◆ **Data excerpt**:

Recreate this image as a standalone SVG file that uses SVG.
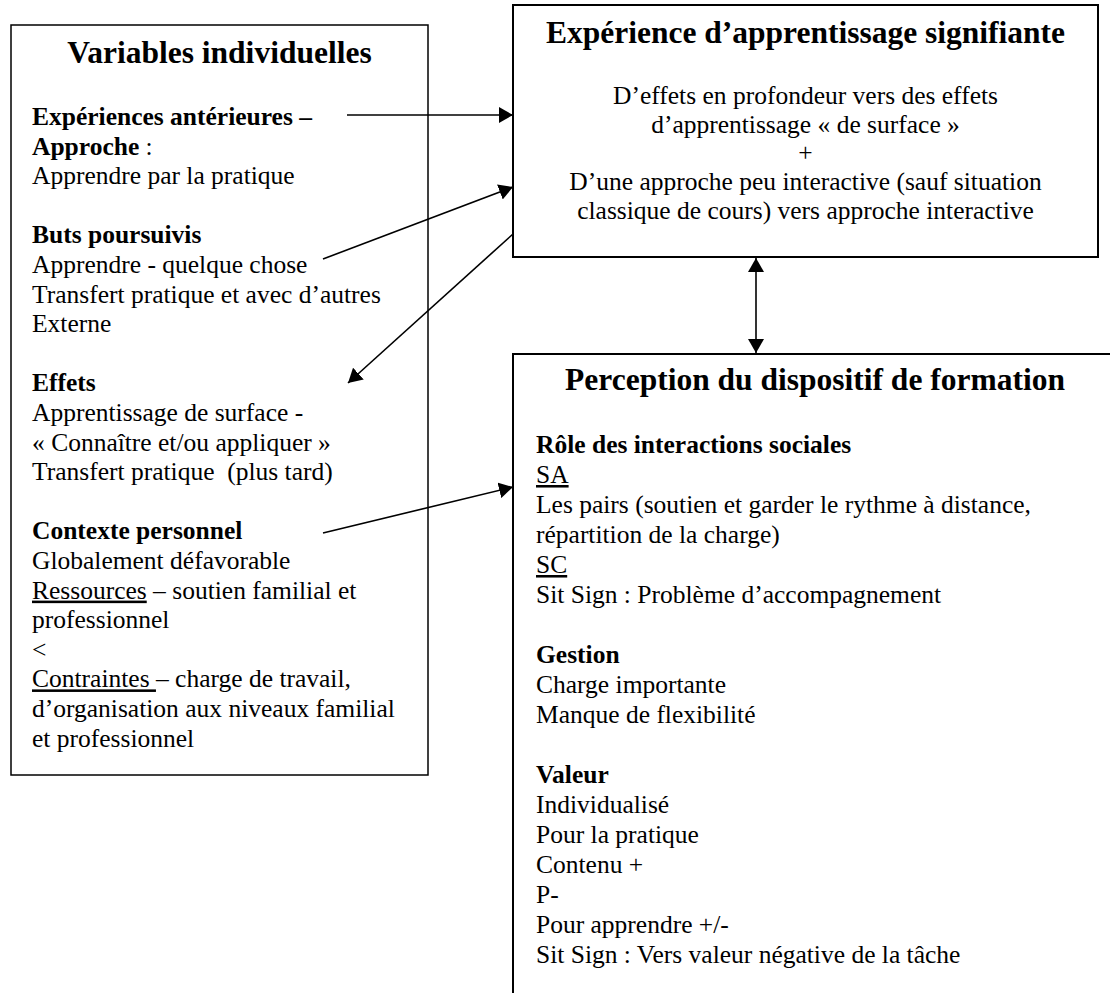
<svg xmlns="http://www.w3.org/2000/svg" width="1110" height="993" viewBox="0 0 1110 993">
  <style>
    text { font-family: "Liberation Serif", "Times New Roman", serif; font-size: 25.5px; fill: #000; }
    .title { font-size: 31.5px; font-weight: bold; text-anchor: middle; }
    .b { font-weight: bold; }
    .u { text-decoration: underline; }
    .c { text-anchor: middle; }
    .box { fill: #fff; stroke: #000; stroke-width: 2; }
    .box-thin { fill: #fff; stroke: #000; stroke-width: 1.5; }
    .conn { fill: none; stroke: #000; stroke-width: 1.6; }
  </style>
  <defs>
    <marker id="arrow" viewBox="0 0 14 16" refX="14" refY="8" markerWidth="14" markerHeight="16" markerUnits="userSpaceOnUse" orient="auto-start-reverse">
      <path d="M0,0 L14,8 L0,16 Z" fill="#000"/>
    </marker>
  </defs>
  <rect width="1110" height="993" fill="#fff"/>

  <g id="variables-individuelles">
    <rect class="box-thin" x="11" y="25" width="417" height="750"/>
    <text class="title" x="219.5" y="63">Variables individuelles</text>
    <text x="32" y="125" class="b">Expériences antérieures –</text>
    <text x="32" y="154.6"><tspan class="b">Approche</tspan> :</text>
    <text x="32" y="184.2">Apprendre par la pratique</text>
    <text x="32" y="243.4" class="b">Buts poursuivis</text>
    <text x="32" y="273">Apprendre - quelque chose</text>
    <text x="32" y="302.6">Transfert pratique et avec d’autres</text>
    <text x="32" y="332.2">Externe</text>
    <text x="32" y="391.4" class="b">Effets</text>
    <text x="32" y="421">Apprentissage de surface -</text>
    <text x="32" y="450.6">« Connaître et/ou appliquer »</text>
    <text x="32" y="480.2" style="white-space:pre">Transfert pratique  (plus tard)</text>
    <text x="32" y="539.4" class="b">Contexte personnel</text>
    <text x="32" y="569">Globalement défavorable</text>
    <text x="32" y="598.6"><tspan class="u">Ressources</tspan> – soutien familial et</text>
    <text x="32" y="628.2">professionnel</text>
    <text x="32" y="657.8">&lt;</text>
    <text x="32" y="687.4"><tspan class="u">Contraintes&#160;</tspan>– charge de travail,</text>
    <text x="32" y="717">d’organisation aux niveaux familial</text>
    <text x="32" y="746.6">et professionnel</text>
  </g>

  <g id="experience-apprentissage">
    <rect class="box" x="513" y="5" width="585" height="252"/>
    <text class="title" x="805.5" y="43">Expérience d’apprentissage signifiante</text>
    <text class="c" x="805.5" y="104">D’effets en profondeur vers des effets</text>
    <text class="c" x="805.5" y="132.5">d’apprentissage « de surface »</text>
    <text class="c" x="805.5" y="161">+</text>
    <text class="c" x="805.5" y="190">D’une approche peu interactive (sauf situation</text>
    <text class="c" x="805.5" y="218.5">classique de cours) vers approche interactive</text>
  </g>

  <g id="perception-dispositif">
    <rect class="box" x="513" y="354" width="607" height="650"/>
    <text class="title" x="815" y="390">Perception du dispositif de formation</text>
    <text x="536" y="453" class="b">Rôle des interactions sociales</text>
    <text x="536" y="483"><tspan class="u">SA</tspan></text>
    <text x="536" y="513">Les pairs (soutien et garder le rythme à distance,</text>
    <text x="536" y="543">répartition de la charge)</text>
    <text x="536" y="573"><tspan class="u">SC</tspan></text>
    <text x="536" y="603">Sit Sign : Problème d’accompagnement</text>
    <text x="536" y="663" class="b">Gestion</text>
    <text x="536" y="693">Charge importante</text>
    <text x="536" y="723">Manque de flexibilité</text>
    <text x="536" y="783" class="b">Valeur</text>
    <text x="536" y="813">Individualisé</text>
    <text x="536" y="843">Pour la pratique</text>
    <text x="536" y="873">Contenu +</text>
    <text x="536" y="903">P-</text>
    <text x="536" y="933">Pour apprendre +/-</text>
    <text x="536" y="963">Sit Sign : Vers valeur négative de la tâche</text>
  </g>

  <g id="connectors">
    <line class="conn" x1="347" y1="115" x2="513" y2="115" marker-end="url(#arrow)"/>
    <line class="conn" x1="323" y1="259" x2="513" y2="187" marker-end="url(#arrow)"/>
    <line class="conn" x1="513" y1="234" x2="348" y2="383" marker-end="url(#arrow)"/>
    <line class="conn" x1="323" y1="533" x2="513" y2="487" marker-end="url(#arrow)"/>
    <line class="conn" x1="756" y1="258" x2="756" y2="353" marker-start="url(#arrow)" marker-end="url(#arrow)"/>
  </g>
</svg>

◆ **Given exercise**:
Your task is to reproduce all of the material exactly. The pictures stay out.

◆ **Answer to the problem**:
Recreate this image as a standalone SVG file that uses SVG.
<svg xmlns="http://www.w3.org/2000/svg" width="1110" height="993" viewBox="0 0 1110 993">
  <style>
    text { font-family: "Liberation Serif", "Times New Roman", serif; font-size: 25.5px; fill: #000; }
    .title { font-size: 31.5px; font-weight: bold; text-anchor: middle; }
    .b { font-weight: bold; }
    .u { text-decoration: underline; }
    .c { text-anchor: middle; }
    .box { fill: #fff; stroke: #000; stroke-width: 2; }
    .box-thin { fill: #fff; stroke: #000; stroke-width: 1.5; }
    .conn { fill: none; stroke: #000; stroke-width: 1.6; }
  </style>
  <defs>
    <marker id="arrow" viewBox="0 0 14 16" refX="14" refY="8" markerWidth="14" markerHeight="16" markerUnits="userSpaceOnUse" orient="auto-start-reverse">
      <path d="M0,0 L14,8 L0,16 Z" fill="#000"/>
    </marker>
  </defs>
  <rect width="1110" height="993" fill="#fff"/>

  <g id="variables-individuelles">
    <rect class="box-thin" x="11" y="25" width="417" height="750"/>
    <text class="title" x="219.5" y="63">Variables individuelles</text>
    <text x="32" y="125" class="b">Expériences antérieures –</text>
    <text x="32" y="154.6"><tspan class="b">Approche</tspan> :</text>
    <text x="32" y="184.2">Apprendre par la pratique</text>
    <text x="32" y="243.4" class="b">Buts poursuivis</text>
    <text x="32" y="273">Apprendre - quelque chose</text>
    <text x="32" y="302.6">Transfert pratique et avec d’autres</text>
    <text x="32" y="332.2">Externe</text>
    <text x="32" y="391.4" class="b">Effets</text>
    <text x="32" y="421">Apprentissage de surface -</text>
    <text x="32" y="450.6">« Connaître et/ou appliquer »</text>
    <text x="32" y="480.2" style="white-space:pre">Transfert pratique  (plus tard)</text>
    <text x="32" y="539.4" class="b">Contexte personnel</text>
    <text x="32" y="569">Globalement défavorable</text>
    <text x="32" y="598.6"><tspan class="u">Ressources</tspan> – soutien familial et</text>
    <text x="32" y="628.2">professionnel</text>
    <text x="32" y="657.8">&lt;</text>
    <text x="32" y="687.4"><tspan class="u">Contraintes&#160;</tspan>– charge de travail,</text>
    <text x="32" y="717">d’organisation aux niveaux familial</text>
    <text x="32" y="746.6">et professionnel</text>
  </g>

  <g id="experience-apprentissage">
    <rect class="box" x="513" y="5" width="585" height="252"/>
    <text class="title" x="805.5" y="43">Expérience d’apprentissage signifiante</text>
    <text class="c" x="805.5" y="104">D’effets en profondeur vers des effets</text>
    <text class="c" x="805.5" y="132.5">d’apprentissage « de surface »</text>
    <text class="c" x="805.5" y="161">+</text>
    <text class="c" x="805.5" y="190">D’une approche peu interactive (sauf situation</text>
    <text class="c" x="805.5" y="218.5">classique de cours) vers approche interactive</text>
  </g>

  <g id="perception-dispositif">
    <rect class="box" x="513" y="354" width="607" height="650"/>
    <text class="title" x="815" y="390">Perception du dispositif de formation</text>
    <text x="536" y="453" class="b">Rôle des interactions sociales</text>
    <text x="536" y="483"><tspan class="u">SA</tspan></text>
    <text x="536" y="513">Les pairs (soutien et garder le rythme à distance,</text>
    <text x="536" y="543">répartition de la charge)</text>
    <text x="536" y="573"><tspan class="u">SC</tspan></text>
    <text x="536" y="603">Sit Sign : Problème d’accompagnement</text>
    <text x="536" y="663" class="b">Gestion</text>
    <text x="536" y="693">Charge importante</text>
    <text x="536" y="723">Manque de flexibilité</text>
    <text x="536" y="783" class="b">Valeur</text>
    <text x="536" y="813">Individualisé</text>
    <text x="536" y="843">Pour la pratique</text>
    <text x="536" y="873">Contenu +</text>
    <text x="536" y="903">P-</text>
    <text x="536" y="933">Pour apprendre +/-</text>
    <text x="536" y="963">Sit Sign : Vers valeur négative de la tâche</text>
  </g>

  <g id="connectors">
    <line class="conn" x1="347" y1="115" x2="513" y2="115" marker-end="url(#arrow)"/>
    <line class="conn" x1="323" y1="259" x2="513" y2="187" marker-end="url(#arrow)"/>
    <line class="conn" x1="513" y1="234" x2="348" y2="383" marker-end="url(#arrow)"/>
    <line class="conn" x1="323" y1="533" x2="513" y2="487" marker-end="url(#arrow)"/>
    <line class="conn" x1="756" y1="258" x2="756" y2="353" marker-start="url(#arrow)" marker-end="url(#arrow)"/>
  </g>
</svg>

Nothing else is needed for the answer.